Congress Missed Rare Chance For Meaningful Reform
Although IIAA was officially neutral on the final Senate proposal, the Association felt Congress should enact it in order to position all financial services players, including independent agents, for an integrated marketplace and to set up a rationale regulatory structure.
"While it's true that Congress has tried repeatedly over the last 20-plus years to reform the nation's financial services industry, this year marked the first time ever that the usually warring groupsthe insurance, banking and securities industrieswere in unanimous agreement on legislation to rewrite the antiquated laws," says Equale. "This year was unique because through the hard work and determination of congressional leaders and affected industries there was a consensus that legislation should have been enacted.
"Let's hope the coalition that coalesced around the legislation can be recreated in 1999 when the next Congress begins its efforts to modernize the nation's financial services industry," says Equale. "But that industry unity could be undermined if unelected bureaucrats in Washington start to preempt state insurance laws before Congress has the chance to address the financial services reform issue next year."
Senate Majority Leader Trent Lott (R-MS) recommitted The Financial Services Competition Act (H.R. 10) to the Banking Committee last Friday after Sens. Phil Gramm (R-TX) and Richard Shelby (R-AL) engaged in stalling tactics to protest provisions in the bill that would expand the Community Reinvestment Act (CRA) requirements to the new financial services companies that would have been formed through the legislation. CRA requires banks to provide credit and reinvest in low-income areas, particularly inner-city communities. Lott's move, in effect, marked the end of the modernization effort in the 105th Congress.

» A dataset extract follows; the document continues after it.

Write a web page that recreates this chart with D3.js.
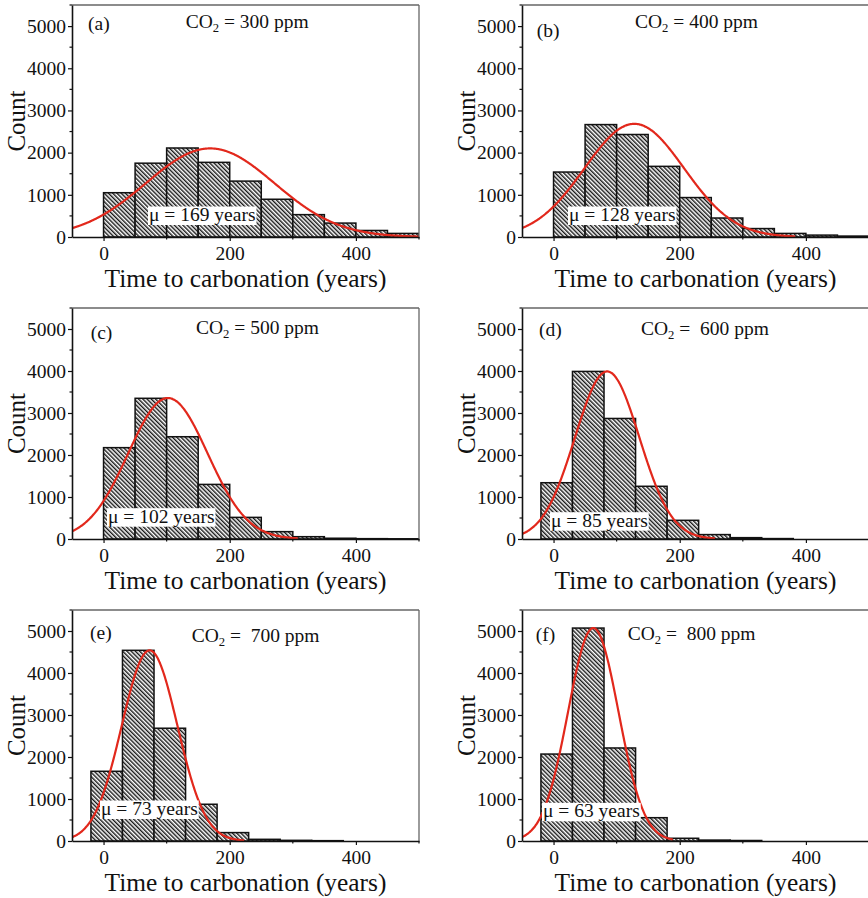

Weekend efforts to attach H.R. 10 to an omnibus spending bill that would fund numerous government agencies throughout the remainder of the fiscal year also failed, primarily because the Administration opposed the reform bill and Republican leaders did not want to jeopardize the wide-ranging spending measure by tacking on the controversial proposal.
IIAA is most concerned that the Office of the Comptroller of the Currency (OCC) could preempt a number of state insurance laws before the reform issue is taken up again by the next Congress. IIAA Executive Vice President Robert A. Rusbuldt says such a move could pull apart the loose financial services coalition that supported the Senate's version of H.R. 10a development that would greatly hamper the prospects for legislation in 1999.
"This year's failed effort could be looked back on as the truly last, best opportunity for cross-industry supported financial services reform, especially if the OCC issues orders that preempt state laws or other opinions that would declare insurance products incidental to banking," says Rusbuldt. "Preserving the status quo on bank-insurance regulation is critical to IIAA's continued support of financial services modernization on Capitol Hill in the next Congress.
"Any OCC action in the insurance area will necessitate a direct response by Congress in order to keep this tenuous, loose-knit coalition together," explains Rusbuldt. To maintain the status quo, preserve the cross-industry support and bolster prospects for reform legislation, Rusbuldt says the OCC and state insurance regulators should work together to create the proper regulatory environment for both insurance agents and banks at this critical juncture.
"Members of Congress, other financial services groups, and Capitol Hill insiders already are pointing to next year as the end-game of the financial services reform debate," says Rusbuldt. "Let's keep everybody on the same page by not undercutting the interests of an important segment of the financial services industry while Congress is out of session."